We hope that the Palestinian political reconciliation formally signed and celebrated in Cairo on 4 May 2011 does not go in this direction. The reasons that led to the Palestinian division, which lasted more than four years with all its negative consequences, as well as the questions and national challenges entailed in this reconciliation, are more complex and dangerous than the level of reconciliation, or sulha, conceived in its simplistic social and communal meaning.
One who believes that the mere signing of a reconciliation agreement means the end of contradictions between Fatah and Hamas is most mistaken. On the contrary, the signing of the reconciliation agreement puts the Palestinian political factions at the very beginning of the reconciliation process on the national, political, strategic and tactical levels.

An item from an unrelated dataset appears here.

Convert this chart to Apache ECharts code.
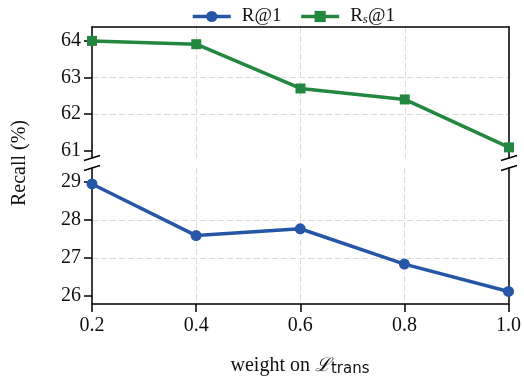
<!DOCTYPE html>
<html>
<head>
<meta charset="utf-8">
<script src="https://cdn.jsdelivr.net/npm/echarts@6/dist/echarts.min.js"></script>
<style>html,body{margin:0;padding:0;background:#fff}#chart{width:524px;height:379px}</style>
</head>
<body>
<div id="chart"></div>
<script>
// x: weight on L_trans
var weights = ['0.2', '0.4', '0.6', '0.8', '1.0'];
// bottom panel: R@1
var r1 = [28.95, 27.59, 27.77, 26.84, 26.12];
// top panel: Rs@1
var rs1 = [64.0, 63.91, 62.70, 62.40, 61.09];
var ticksTop = [61, 62, 63, 64];
var ticksBottom = [26, 27, 28, 29];

var BLUE = '#2656a6', GREEN = '#24873f';
var FONT = 'Liberation Serif';
var L = 92, R = 509, TOP0 = 27, BOT0 = 158, TOP1 = 168, BOT1 = 304;

var chart = echarts.init(document.getElementById('chart'));

var spine = { show: true, onZero: false, lineStyle: { color: '#000', width: 1.5 } };
var dashed = { show: true, lineStyle: { color: '#dcdcdc', type: [6, 3], width: 1 } };

function leftAxis(grid, min, max, ticks) {
  return {
    type: 'value', gridIndex: grid, position: 'left', min: min, max: max,
    minInterval: 1, maxInterval: 1,
    axisLine: spine,
    axisTick: { show: true, length: 8, customValues: ticks, lineStyle: { color: '#000', width: 1.5 } },
    axisLabel: { customValues: ticks, margin: 11, fontFamily: FONT, fontSize: 20, color: '#111' },
    splitLine: Object.assign({ showMinLine: false, showMaxLine: false }, dashed)
  };
}
function rightAxis(grid) {
  return {
    type: 'value', gridIndex: grid, position: 'right', min: 0, max: 1,
    axisLine: spine, axisTick: { show: false }, axisLabel: { show: false }, splitLine: { show: false }
  };
}

// break marks on the spines
var breaks = [];
[L, R].forEach(function (x) {
  [BOT0, TOP1].forEach(function (y) {
    breaks.push({
      type: 'line', z: 100,
      shape: { x1: x - 8, y1: y + 2.5, x2: x + 8, y2: y - 2.5 },
      style: { stroke: '#000', lineWidth: 1.5 }
    });
  });
});

chart.setOption({
  backgroundColor: '#fff',
  animation: false,
  legend: {
    left: 186, top: 2,
    itemWidth: 38, itemHeight: 14, itemGap: 18,
    data: ['R@1', 'Rs@1'],
    lineStyle: { width: 3.5 },
    formatter: function (name) {
      return name === 'Rs@1' ? '{a|R}{s|s}{a|@1}' : '{a|' + name + '}';
    },
    textStyle: {
      padding: [0, 0, 0, 6],
      rich: {
        a: { fontFamily: FONT, fontSize: 19, color: '#111' },
        s: { fontFamily: FONT, fontSize: 13, fontStyle: 'italic', color: '#111', padding: [7, 0, 0, 0] }
      }
    }
  },
  grid: [
    { left: L, right: 524 - R, top: TOP0, height: BOT0 - TOP0 },
    { left: L, right: 524 - R, top: TOP1, height: BOT1 - TOP1 }
  ],
  xAxis: [
    {
      type: 'category', gridIndex: 0, position: 'top', boundaryGap: false, data: weights,
      axisLine: spine, axisTick: { show: false }, axisLabel: { show: false },
      splitLine: Object.assign({ interval: 0 }, dashed)
    },
    {
      type: 'category', gridIndex: 1, position: 'bottom', boundaryGap: false, data: weights,
      axisLine: spine,
      axisTick: { show: true, length: 8, interval: 0, lineStyle: { color: '#000', width: 1.5 } },
      axisLabel: { interval: 0, margin: 12, fontFamily: FONT, fontSize: 20, color: '#111' },
      splitLine: Object.assign({ interval: 0 }, dashed)
    }
  ],
  yAxis: [
    leftAxis(0, 60.80, 64.38, ticksTop),
    rightAxis(0),
    leftAxis(1, 25.79, 29.37, ticksBottom),
    rightAxis(1)
  ],
  series: [
    {
      name: 'R@1', type: 'line', xAxisIndex: 1, yAxisIndex: 2, data: r1,
      symbol: 'circle', symbolSize: 11, clip: false,
      itemStyle: { color: BLUE }, lineStyle: { color: BLUE, width: 3.5 }
    },
    {
      name: 'Rs@1', type: 'line', xAxisIndex: 0, yAxisIndex: 0, data: rs1,
      symbol: 'rect', symbolSize: 10, clip: false,
      itemStyle: { color: GREEN }, lineStyle: { color: GREEN, width: 3.5 }
    }
  ],
  graphic: breaks.concat([
    {
      type: 'text', x: 20, y: 163, rotation: Math.PI / 2,
      style: { text: 'Recall (%)', font: '20px "Liberation Serif"', fill: '#111', align: 'center', verticalAlign: 'middle' }
    },
    {
      type: 'text', x: 300, y: 366,
      style: {
        text: '{a|weight on }{l|ℒ}{t|trans}', align: 'center', verticalAlign: 'middle',
        rich: {
          a: { fontFamily: FONT, fontSize: 20, fill: '#111' },
          l: { fontFamily: 'DejaVu Serif', fontStyle: 'italic', fontSize: 19, fill: '#111' },
          t: { fontFamily: 'DejaVu Sans', fontSize: 15, fill: '#111', padding: [6, 0, 0, 0] }
        }
      }
    }
  ])
});
</script>
</body>
</html>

The value of this agreement must be understood in its implicit recognition of the failure and futility of factional options; it must also be considered a realisation of the fact that the political, social, economic and national challenges can be met only by a cohesive political actor. Fatah and Hamas did not solely give in to the pressure of the people’s demands, but recognised the non-viability of the current political path and the weakness to which they had abandoned themselves.
The range of complacency and optimism that greeted the reconciliation reflects a satisfaction at the opportunity provided by the agreement for a conciliation process, although conditions for a real reconciliation have not been fully met. We are thus cautiously optimistic about the reconciliation, waiting for political actors to seize this fundamental opportunity and commence discussion of the most vital issues, such that we do not return to the same sectarianism and fragmented political framework after a few days or months.

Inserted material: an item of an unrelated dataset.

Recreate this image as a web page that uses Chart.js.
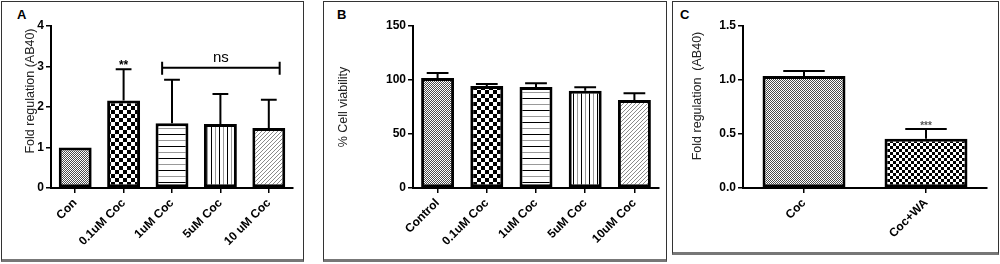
<!DOCTYPE html>
<html>
<head>
<title>Fold regulation (AB40) / Cell viability</title>
<script src="https://cdn.jsdelivr.net/npm/chart.js"></script>
<style>
  body {
    margin: 0;
    width: 1000px;
    height: 264px;
    background: #fff;
    position: relative;
    overflow: hidden;
    font-family: "Liberation Sans", Arial, sans-serif;
  }
  .panel {
    position: absolute;
    box-sizing: border-box;
    border: 1px solid #333;
    border-bottom: 3px solid #777;
  }
  .letter {
    position: absolute;
    font-weight: bold;
    font-size: 13px;
    line-height: 13px;
    color: #000;
  }
  canvas { position: absolute; }
</style>
</head>
<body>
  <div class="panel" style="left:1px;top:1px;width:303px;height:261px"></div>
  <div class="panel" style="left:323px;top:1px;width:344px;height:261px"></div>
  <div class="panel" style="left:672px;top:1px;width:327px;height:254px"></div>
  <div class="letter" style="left:17px;top:8px">A</div>
  <div class="letter" style="left:337px;top:8px">B</div>
  <div class="letter" style="left:680px;top:8px">C</div>

  <canvas id="chartA" width="299" height="257" style="left:3px;top:2px"></canvas>
  <canvas id="chartB" width="340" height="257" style="left:325px;top:2px"></canvas>
  <canvas id="chartC" width="323" height="249" style="left:674px;top:2px"></canvas>

<script>
  // panel A
  const labelsA = ['Con', '0.1uM Coc', '1uM Coc', '5uM Coc', '10 uM Coc'];
  const meansA = [1.0, 2.16, 1.60, 1.58, 1.48];
  const errA = [0, 0.77, 1.07, 0.74, 0.70];
  const starsA = ['', '**', '', '', ''];
  const ticksA = [0, 1, 2, 3, 4];
  const nsA = { from: 2, to: 4, y: 2.97, text: 'ns' };

  // panel B
  const labelsB = ['Control', '0.1uM Coc', '1uM Coc', '5uM Coc', '10uM Coc'];
  const meansB = [101.9, 94.4, 93.5, 90.1, 81.5];
  const errB = [4.6, 1.9, 3.4, 3.1, 6.2];
  const ticksB = [0, 50, 100, 150];

  // panel C
  const labelsC = ['Coc', 'Coc+WA'];
  const meansC = [1.037, 0.457];
  const errC = [0.046, 0.089];
  const starsC = ['', '***'];
  const ticksC = [0, 0.5, 1.0, 1.5];

  const FONT = '"Liberation Sans", Arial, sans-serif';

  // fill patterns (GraphPad style)
  function tile(w, h, draw) {
    const c = document.createElement('canvas');
    c.width = w; c.height = h;
    const g = c.getContext('2d');
    g.fillStyle = '#fff';
    g.fillRect(0, 0, w, h);
    draw(g);
    return document.createElement('canvas').getContext('2d').createPattern(c, 'repeat');
  }
  const fineCheck = () => tile(2, 2, g => {
    g.fillStyle = '#4a4a4a';
    g.fillRect(0, 0, 1, 1);
    g.fillRect(1, 1, 1, 1);
  });
  const bigCheck = s => tile(s * 2, s * 2, g => {
    g.fillStyle = '#000';
    g.fillRect(0, 0, s, s);
    g.fillRect(s, s, s, s);
  });
  const hStripes = () => tile(4, 12, g => {
    g.fillStyle = '#000';
    g.fillRect(0, 0, 4, 1);
    g.fillStyle = '#999';
    g.fillRect(0, 6, 4, 1);
  });
  const vStripes = () => tile(8, 4, g => {
    g.fillStyle = '#000';
    g.fillRect(0, 0, 1, 4);
    g.fillStyle = '#999';
    g.fillRect(4, 0, 1, 4);
  });
  const diag = () => tile(4, 4, g => {
    g.fillStyle = '#8a8a8a';
    for (let i = 0; i < 4; i++) g.fillRect(3 - i, i, 1, 1);
  });

  // error bars, significance marks, y title
  const extras = {
    id: 'extras',
    afterDatasetsDraw(chart, args, opts) {
      const ctx = chart.ctx;
      const y = chart.scales.y;
      const meta = chart.getDatasetMeta(0);
      const means = chart.data.datasets[0].data;
      ctx.save();
      ctx.strokeStyle = '#000';
      ctx.lineWidth = 2;
      meta.data.forEach((bar, i) => {
        const e = opts.errs[i];
        if (!e) return;
        const y0 = y.getPixelForValue(means[i]);
        const y1 = y.getPixelForValue(means[i] + e);
        const half = bar.width * opts.cap / 2;
        ctx.beginPath();
        ctx.moveTo(bar.x, y0);
        ctx.lineTo(bar.x, y1);
        ctx.moveTo(bar.x - half, y1);
        ctx.lineTo(bar.x + half, y1);
        ctx.stroke();
      });
      if (opts.stars) {
        ctx.fillStyle = opts.starColor || '#000';
        ctx.font = 'bold ' + (opts.starSize || 11) + 'px ' + FONT;
        ctx.textAlign = 'center';
        ctx.textBaseline = 'alphabetic';
        meta.data.forEach((bar, i) => {
          if (!opts.stars[i]) return;
          const y1 = y.getPixelForValue(means[i] + opts.errs[i]);
          ctx.fillText(opts.stars[i], bar.x, y1 + opts.starShift);
        });
      }
      if (opts.bracket) {
        const b = opts.bracket;
        const a = meta.data[b.from], z = meta.data[b.to];
        const x0 = a.x - a.width * 0.3, x1 = z.x + z.width * 0.33;
        const yy = y.getPixelForValue(b.y);
        ctx.beginPath();
        ctx.moveTo(x0, yy); ctx.lineTo(x1, yy);
        ctx.moveTo(x0, yy - 6); ctx.lineTo(x0, yy + 7);
        ctx.moveTo(x1, yy - 6); ctx.lineTo(x1, yy + 7);
        ctx.stroke();
        ctx.fillStyle = '#000';
        ctx.font = '15px ' + FONT;
        ctx.textAlign = 'center';
        ctx.fillText(b.text, (x0 + x1) / 2, yy - 6);
      }
      // rotated y axis title
      const t = opts.title;
      ctx.translate(t.x, t.y);
      ctx.rotate(-Math.PI / 2);
      ctx.fillStyle = '#222';
      ctx.font = t.size + 'px ' + FONT;
      ctx.textAlign = 'center';
      ctx.textBaseline = 'middle';
      ctx.fillText(t.text, 0, 0);
      ctx.restore();
    }
  };

  function makeChart(id, labels, means, fills, o) {
    return new Chart(document.getElementById(id), {
      type: 'bar',
      data: {
        labels: labels,
        datasets: [{
          data: means,
          backgroundColor: fills,
          borderColor: '#000',
          borderWidth: 3,
          borderSkipped: false,
          barPercentage: o.barPct,
          categoryPercentage: 1
        }]
      },
      options: {
        responsive: false,
        animation: false,
        layout: { padding: { top: 24, right: o.right, left: 0, bottom: 0 } },
        scales: {
          x: {
            ticks: {
              color: '#000',
              font: { family: FONT, weight: 'bold', size: 12 },
              minRotation: 45,
              maxRotation: 45,
              autoSkip: false,
              padding: 3
            },
            grid: { offset: false, drawOnChartArea: false, tickLength: 5, color: '#000', lineWidth: 1.5 },
            border: { width: 2, color: '#000' },
            afterFit: s => { s.height = o.xHeight; s.paddingLeft = 0; s.paddingRight = 0; }
          },
          y: {
            min: o.ticks[0],
            max: o.ticks[o.ticks.length - 1],
            afterBuildTicks: s => { s.ticks = o.ticks.map(v => ({ value: v })); },
            ticks: {
              color: '#000',
              font: { family: FONT, weight: 'bold', size: 12 },
              padding: 2,
              callback: o.fmt
            },
            grid: { drawOnChartArea: false, tickLength: 5, color: '#000', lineWidth: 1.5 },
            border: { width: 2, color: '#000' },
            afterFit: s => { s.width = o.yWidth; }
          }
        },
        plugins: {
          legend: { display: false },
          tooltip: { enabled: false },
          extras: o.extras
        }
      },
      plugins: [extras]
    });
  }

  makeChart('chartA', labelsA, meansA,
    [fineCheck(), bigCheck(4), hStripes(), vStripes(), diag()],
    {
      barPct: 0.68, right: 9, xHeight: 71, yWidth: 48,
      ticks: ticksA, fmt: v => v,
      extras: {
        errs: errA, cap: 0.48, stars: starsA, starSize: 12, starShift: 0, bracket: nsA,
        title: { text: 'Fold regulation (AB40)', x: 28, y: 89, size: 12.5 }
      }
    });

  makeChart('chartB', labelsB, meansB,
    [fineCheck(), bigCheck(4), hStripes(), vStripes(), diag()],
    {
      barPct: 0.67, right: 6, xHeight: 71, yWidth: 88,
      ticks: ticksB, fmt: v => v,
      extras: {
        errs: errB, cap: 0.66,
        title: { text: '% Cell viability', x: 19, y: 105, size: 12.5 }
      }
    });

  makeChart('chartC', labelsC, meansC,
    [fineCheck(), bigCheck(3)],
    {
      barPct: 0.68, right: 10, xHeight: 63, yWidth: 69,
      ticks: ticksC, fmt: v => Number(v).toFixed(1),
      extras: {
        errs: errC, cap: 0.5, stars: starsC, starColor: '#555', starSize: 10, starShift: 0,
        title: { text: 'Fold regulation  (AB40)', x: 23.5, y: 94, size: 12.5 }
      }
    });
</script>
</body>
</html>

The first of the conditions for success of reconciliation is a reevaluation and reconstruction of the Palestinian political strategy in order to regain a balance in accordance with national priorities on all levels. The re-evaluation must be based on the fact that the Palestinian people are still in the stage of national liberation, such that the political strategy should first and foremost serve this liberation, with all the attendant implications and priorities, including an interaction between the various forms of struggle. This requires a position far away from a compromise on Palestinian national goals and rights as a precondition for national unity.
It is imperative to identify clear boundaries between the goals of the Palestinian national liberation process and the functions of the Palestinian Authority, especially in light of the catastrophic consequences of the amalgamation of the two and the PA’s cooptation of the liberation struggle in both its political and social aspects, with all the terrible cultural and moral consequences of this process.

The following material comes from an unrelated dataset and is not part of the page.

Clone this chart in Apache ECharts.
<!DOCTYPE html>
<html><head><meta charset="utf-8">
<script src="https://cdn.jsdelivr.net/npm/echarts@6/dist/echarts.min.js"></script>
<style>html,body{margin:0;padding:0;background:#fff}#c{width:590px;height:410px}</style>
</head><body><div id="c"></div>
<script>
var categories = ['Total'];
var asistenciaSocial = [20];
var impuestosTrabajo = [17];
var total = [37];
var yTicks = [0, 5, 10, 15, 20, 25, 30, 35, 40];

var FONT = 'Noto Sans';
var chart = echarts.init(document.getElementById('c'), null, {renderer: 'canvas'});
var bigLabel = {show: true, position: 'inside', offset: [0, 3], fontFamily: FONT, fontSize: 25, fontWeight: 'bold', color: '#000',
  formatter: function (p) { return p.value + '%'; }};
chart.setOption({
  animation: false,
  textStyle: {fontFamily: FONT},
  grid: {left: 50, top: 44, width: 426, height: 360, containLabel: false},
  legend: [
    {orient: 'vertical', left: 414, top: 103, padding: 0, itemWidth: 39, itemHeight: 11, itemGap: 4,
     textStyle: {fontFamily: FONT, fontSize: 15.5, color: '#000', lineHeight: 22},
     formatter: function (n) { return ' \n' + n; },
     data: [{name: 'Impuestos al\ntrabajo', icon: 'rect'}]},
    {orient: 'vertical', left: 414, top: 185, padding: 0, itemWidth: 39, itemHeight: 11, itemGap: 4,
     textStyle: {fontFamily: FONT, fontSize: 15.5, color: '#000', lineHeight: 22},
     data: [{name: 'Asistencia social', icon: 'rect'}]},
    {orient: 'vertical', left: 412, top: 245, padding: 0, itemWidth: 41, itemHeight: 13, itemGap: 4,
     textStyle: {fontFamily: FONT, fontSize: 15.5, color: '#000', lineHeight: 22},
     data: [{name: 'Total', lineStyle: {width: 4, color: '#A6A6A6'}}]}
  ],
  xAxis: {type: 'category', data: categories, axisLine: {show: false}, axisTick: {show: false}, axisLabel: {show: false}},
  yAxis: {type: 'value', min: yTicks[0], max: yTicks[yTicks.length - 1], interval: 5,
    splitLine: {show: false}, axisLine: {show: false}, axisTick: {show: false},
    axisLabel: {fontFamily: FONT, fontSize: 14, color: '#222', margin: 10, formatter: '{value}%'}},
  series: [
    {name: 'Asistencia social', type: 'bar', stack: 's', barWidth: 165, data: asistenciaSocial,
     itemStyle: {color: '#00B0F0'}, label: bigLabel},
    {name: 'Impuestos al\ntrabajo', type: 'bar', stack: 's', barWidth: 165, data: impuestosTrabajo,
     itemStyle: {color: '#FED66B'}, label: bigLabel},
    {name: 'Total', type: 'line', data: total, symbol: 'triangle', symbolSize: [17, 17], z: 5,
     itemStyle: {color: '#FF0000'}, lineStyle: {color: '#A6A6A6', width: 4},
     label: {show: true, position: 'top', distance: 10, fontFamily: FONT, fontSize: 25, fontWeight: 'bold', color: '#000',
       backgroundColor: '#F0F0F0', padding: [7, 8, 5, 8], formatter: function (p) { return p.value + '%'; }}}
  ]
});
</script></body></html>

Reconciliation is the opportunity for a fresh evaluation of the peace process and the political performance of the Palestinian leadership. An assessment in this context - especially after the long-term failure of the process under the pressure of American and Israeli conditions - will highlight the manifestations of the imbalances in the past two decades, as well as the necessity to cut with incorrect political choices and thus to regain the initiative in respect to national interests. Such a political reorientation is not anymore dictated solely by loyalty to the Palestinian cause; it became imperative after decades of compromises recently crowned by Obama’s speeches to Congress and the American Israeli Public Affairs Commitee, which leave no hope for consistent change in the future assets of America foreign policy.
The second condition is to rebuild the Palestinian political bodies of the Palestine Liberation Organisation (PLO) and the Palestinian Authority in accordance not only with a new national strategy, but also with an evaluation of the evolving regional scenario, taking into account the impacts of the Arab revolutions and their role in promoting and re-framing the Palestinian national struggle in its Arab dimension, a dimension which has been deeply harmed by the Arab dictatorial regimes in the last decades. Furthermore the change in the internal balance of power and a pursuance of national efforts on the basis of democracy must be taken into consideration to ensure the participation of all Palestinian political and social forces according to their actual role on the ground.
A balance must accordingly be achieved between the functions of national liberation and the functions of social development, such that the latter is in tune and does not constitute an obstacle to liberation. A primary goal must be to escape from the trap of foreign funding, which has transformed into a field of political pressure.
The implementation of these major points will lead Palestinian political forces to face serious and dangerous national challenges. To not miss this opportunity implies not falling into narrow and selfish sectarian thinking. Every political force must work hard to meet the national challenge, which is first and foremost the ability to rebuild itself on all levels.
The process we are witnessing on the ground goes well beyond a political tightrope walk; it affects the very future of the Palestinian people and their national rights, which are the raison d’être of any Palestinian organization or party, whatever its history, authority or legitimacy might be.